Houde lost out in 1932, but the depression brought the "man of the people" back in 1934. He pleased the people by spending $40,000,000 on public works in Montreal in two years. Comfort stations, called "Camilliennes," burgeoned the length & breadth of the city.

He went out but was in again when war came, and this time he made his big mistake: he publicly advised citizens not to register for conscription. Three days later, a squad of Mounties drove him off to the internment camp at Petawawa, where he stayed for four years.

Characteristically, he made the most of his time by boning up on world history and becoming the camp champion at Chinese checkers, ice skating, long distance walking, woodcutting. He bore the federal government no rancor. Said he: "I am enraged." But he added: "I am coolly enraged." He knew he still had the heart of the people.

Bloc Populaire. On his release he was met at Montreal's Windsor station by 10,000 wildly cheering citizens. They escorted him to his home in triumph. Four months later they elected him mayor by a thumping majority.

In Houde's absence Montreal's city fathers had clipped his wings. They had supplemented his one-man rule with a 99-man City Council, which had cleaned up the city. At least, it had pulled down the shades on its more flamboyant sights.

Gone was Madame Baby's; gone was Lillian Russell (whose sleekly gowned and strategically bulging figure was not unlike her namesake's); her menage at 92 Ca-dieux Street could entertain whole conventions of tourists at once. Gone also was Madame Cesar's in the more exclusive West End. Only a memory was Madame Alice's where employes and customers alike had been required to wear evening dress.

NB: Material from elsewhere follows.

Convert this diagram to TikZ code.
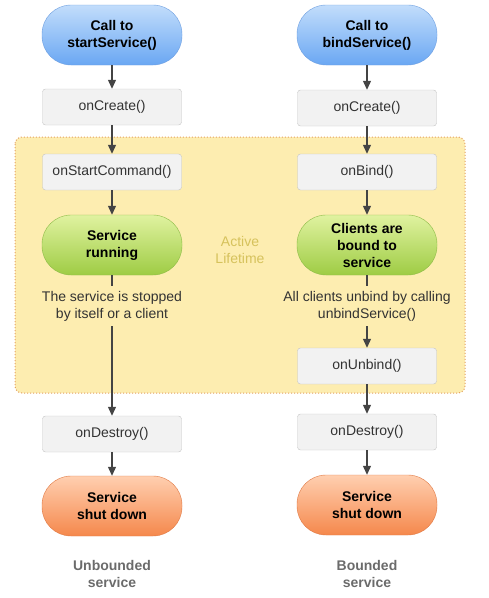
\documentclass[tikz,border=0pt]{standalone}
\usepackage{fontspec}
\setmainfont{Liberation Sans}
\usetikzlibrary{arrows.meta}
\definecolor{bluetop}{HTML}{C2DDFB}\definecolor{bluebot}{HTML}{6AA7F3}\definecolor{blueline}{HTML}{6E9FE0}
\definecolor{greentop}{HTML}{E0F2A0}\definecolor{greenbot}{HTML}{9ECC44}\definecolor{greenline}{HTML}{8DBB47}
\definecolor{orangetop}{HTML}{FFCFB0}\definecolor{orangebot}{HTML}{F5884C}\definecolor{orangeline}{HTML}{E07A45}
\definecolor{boxfill}{HTML}{F2F2F2}\definecolor{boxline}{HTML}{C4C4C4}
\definecolor{zonefill}{HTML}{FDEDB0}\definecolor{zoneline}{HTML}{E3A062}
\definecolor{lifetext}{HTML}{D6C25C}\definecolor{foottext}{HTML}{6B6B6B}
\definecolor{arrowgray}{HTML}{444444}\definecolor{darktext}{HTML}{333333}

\begin{document}
\begin{tikzpicture}[x=1pt,y=-1pt,font=\fontsize{14}{17}\selectfont,
  box/.style={draw=boxline,fill=boxfill,rounded corners=3pt,minimum width=139pt,minimum height=36pt,text=darktext},
  pill/.style={rounded corners=29pt,minimum width=140pt,minimum height=60pt,inner sep=2pt,align=center,font=\fontsize{14}{17}\selectfont\bfseries},
  callpill/.style={pill,draw=blueline,top color=bluetop,bottom color=bluebot},
  runpill/.style={pill,draw=greenline,top color=greentop,bottom color=greenbot},
  downpill/.style={pill,draw=orangeline,top color=orangetop,bottom color=orangebot},
  note/.style={align=center,text=darktext,inner sep=5pt},
  arr/.style={draw=arrowgray,line width=1.2pt,-{Triangle[length=9pt,width=8pt]}},
  plain/.style={draw=arrowgray,line width=1.2pt}]
\useasboundingbox (0,0) rectangle (489,598);
\draw[zoneline,fill=zonefill,line width=1pt,dotted,rounded corners=7pt] (15,137) rectangle (465,393);
\node[callpill] (callL) at (112,35) {Call to\\startService()};
\node[callpill] (callR) at (367,35) {Call to\\bindService()};
\node[box] (createL) at (112,107) {onCreate()};
\node[box] (createR) at (367,108) {onCreate()};
\node[box] (startcmd) at (112,172) {onStartCommand()};
\node[box] (bind) at (367,172) {onBind()};
\node[runpill] (running) at (112,245) {Service\\running};
\node[runpill] (bound) at (367,245) {Clients are\\bound to\\service};
\node[note] (stopped) at (112,306) {The service is stopped\\by itself or a client};
\node[note] (unbindall) at (367,306) {All clients unbind by calling\\unbindService()};
\node[box] (unbind) at (367,366) {onUnbind()};
\node[box] (destroyL) at (112,434) {onDestroy()};
\node[box] (destroyR) at (367,432) {onDestroy()};
\node[downpill] (downL) at (112,506) {Service\\shut down};
\node[downpill] (downR) at (367,505) {Service\\shut down};
\node[align=center,text=lifetext] (active) at (240,250) {Active\\Lifetime};
\node[align=center,text=foottext,font=\fontsize{14}{17}\selectfont\bfseries] (unbounded) at (112,574) {Unbounded\\service};
\node[align=center,text=foottext,font=\fontsize{14}{17}\selectfont\bfseries] (bounded) at (367,574) {Bounded\\service};
% left column
\draw[arr] (callL)--(createL);\draw[arr] (createL)--(startcmd);\draw[arr] (startcmd)--(running);
\draw[plain] (running)--(stopped);\draw[arr] (stopped)--(destroyL);\draw[arr] (destroyL)--(downL);
% right column
\draw[arr] (callR)--(createR);\draw[arr] (createR)--(bind);\draw[arr] (bind)--(bound);
\draw[plain] (bound)--(unbindall);\draw[arr] (unbindall)--(unbind);\draw[arr] (unbind)--(destroyR);\draw[arr] (destroyR)--(downR);
\end{tikzpicture}
\end{document}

Less important to tourists but more so for Camillien Houde were other changes. His strident French-Canadian nationalism, with its emphasis on "racism," big families and close ties of church and state, seemed to have lost some of its appeal. Nevertheless, he joined the Bloc Populaire, a catch-all of all nationalistic slogans, to extend his power beyond Montreal. In two election tests, the second last month, the Bloc was soundly trounced. For the time being, at least, the Bloc was a dead political duck.

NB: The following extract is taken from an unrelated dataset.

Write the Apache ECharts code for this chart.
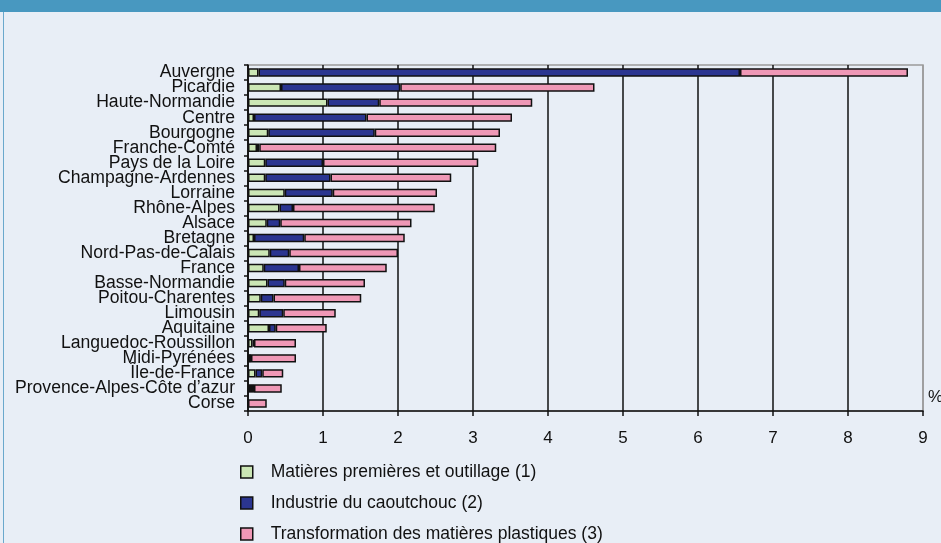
<!DOCTYPE html>
<html>
<head>
<meta charset="utf-8">
<script src="https://cdn.jsdelivr.net/npm/echarts@6/dist/echarts.min.js"></script>
<style>
  html, body { margin: 0; padding: 0; }
  body { width: 941px; height: 543px; background: #e8eef6; position: relative; overflow: hidden; }
  .header { position: absolute; left: 0; top: 0; width: 941px; height: 12px; background: #4898c0; }
  .frame { position: absolute; left: 3px; top: 12px; width: 0; height: 531px; border-left: 1.5px solid #6aa8cc; }
  #chart { position: absolute; left: 0; top: 0; width: 941px; height: 543px; }
</style>
</head>
<body>
<div class="header"></div>
<div class="frame"></div>
<div id="chart"></div>
<script>
const regions = [
  'Auvergne', 'Picardie', 'Haute-Normandie', 'Centre', 'Bourgogne', 'Franche-Comté',
  'Pays de la Loire', 'Champagne-Ardennes', 'Lorraine', 'Rhône-Alpes', 'Alsace',
  'Bretagne', 'Nord-Pas-de-Calais', 'France', 'Basse-Normandie', 'Poitou-Charentes',
  'Limousin', 'Aquitaine', 'Languedoc-Roussillon', 'Midi-Pyrénées', 'Île-de-France',
  'Provence-Alpes-Côte d’azur', 'Corse'
]

// (1) Matières premières et outillage
const matieres = [0.14, 0.44, 1.06, 0.08, 0.27, 0.12, 0.23, 0.23, 0.49, 0.42, 0.25,
  0.08, 0.29, 0.21, 0.26, 0.17, 0.15, 0.28, 0.06, 0.01, 0.10, 0.04, 0]
// (2) Industrie du caoutchouc
const caoutchouc = [6.42, 1.59, 0.69, 1.50, 1.42, 0.03, 0.77, 0.87, 0.64, 0.18, 0.18,
  0.67, 0.26, 0.47, 0.23, 0.17, 0.32, 0.09, 0.02, 0.03, 0.09, 0.04, 0]
// (3) Transformation des matières plastiques
const plastiques = [2.24, 2.59, 2.04, 1.94, 1.67, 3.16, 2.07, 1.61, 1.39, 1.89, 1.75,
  1.34, 1.45, 1.17, 1.07, 1.17, 0.70, 0.68, 0.56, 0.60, 0.28, 0.37, 0.25]

const seriesNames = [
  'Matières premières et outillage (1)',
  'Industrie du caoutchouc (2)',
  'Transformation des matières plastiques (3)'
]
const colors = ['#cbe6b5', '#2b3590', '#ef98b6']
const legendTops = [463, 494, 525]

const chart = echarts.init(document.getElementById('chart'))

const font = 'Liberation Sans, Arial, sans-serif'

// vertical grid lines black, the last one (at 9) grey like the frame
const splitColors = ['#000', '#111', '#111', '#111', '#111', '#111', '#111', '#111', '#111', '#9a9a9a']

const option = {
  backgroundColor: 'transparent',
  animation: false,
  textStyle: { fontFamily: font },
  grid: {
    left: 248,
    right: 18,
    top: 65,
    bottom: 132,
    show: true,
    borderColor: '#9a9a9a',
    borderWidth: 1.5,
    backgroundColor: 'transparent'
  },
  // one legend per row, stacked like the original
  legend: seriesNames.map((name, i) => ({
    orient: 'vertical',
    left: 240,
    top: legendTops[i],
    padding: 0,
    itemWidth: 12,
    itemHeight: 12,
    icon: 'rect',
    selectedMode: false,
    textStyle: { fontFamily: font, fontSize: 17.5, color: '#111', padding: [0, 0, 0, 13] },
    itemStyle: { borderColor: '#111', borderWidth: 1.5 },
    data: [name]
  })),
  xAxis: {
    type: 'value',
    min: 0,
    max: 9,
    interval: 1,
    axisLine: { show: true, lineStyle: { color: '#111', width: 1.5 } },
    axisTick: { show: true, length: 5, lineStyle: { color: '#111', width: 1.5 } },
    axisLabel: { color: '#111', fontSize: 17, margin: 19, fontFamily: font },
    splitLine: { show: true, lineStyle: { color: splitColors, width: 1.5 } }
  },
  yAxis: {
    type: 'category',
    inverse: true,
    data: regions,
    axisLine: { show: true, lineStyle: { color: '#111', width: 1.5 } },
    axisTick: { show: true, length: 4, lineStyle: { color: '#111', width: 1.5 } },
    axisLabel: { color: '#111', fontSize: 17.6, lineHeight: 15, margin: 13, interval: 0, fontFamily: font },
    splitLine: { show: false }
  },
  graphic: [
    {
      type: 'text',
      left: 928,
      top: 389,
      style: { text: '%', fill: '#111', font: '17px ' + font }
    }
  ],
  series: [matieres, caoutchouc, plastiques].map((d, i) => ({
    name: seriesNames[i],
    type: 'bar',
    stack: 'total',
    data: d,
    barWidth: '56%',
    itemStyle: { color: colors[i], borderColor: '#111', borderWidth: 1.5 }
  }))
}

chart.setOption(option)
</script>
</body>
</html>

Old Sights. Camillien Houde had to adjust his ideas to a new generation of French Canadians. But to tourists' eyes, at least, the country of the seigneurs still looked the same.

Down the St. Lawrence, 150 miles from the doorway metropolis, lay Quebec City; its great grey stone citadel, whose guns had once guarded the New World for France, still frowned down on the narrow twisting streets of the Old Town. The habitant women in their dusty-black Sunday clothes still knelt to pray in ancient Chapelle des Augustines. With devout Americans they still trudged the 21 miles to the shrine of Ste. Anne de Beaupre on pilgrimage.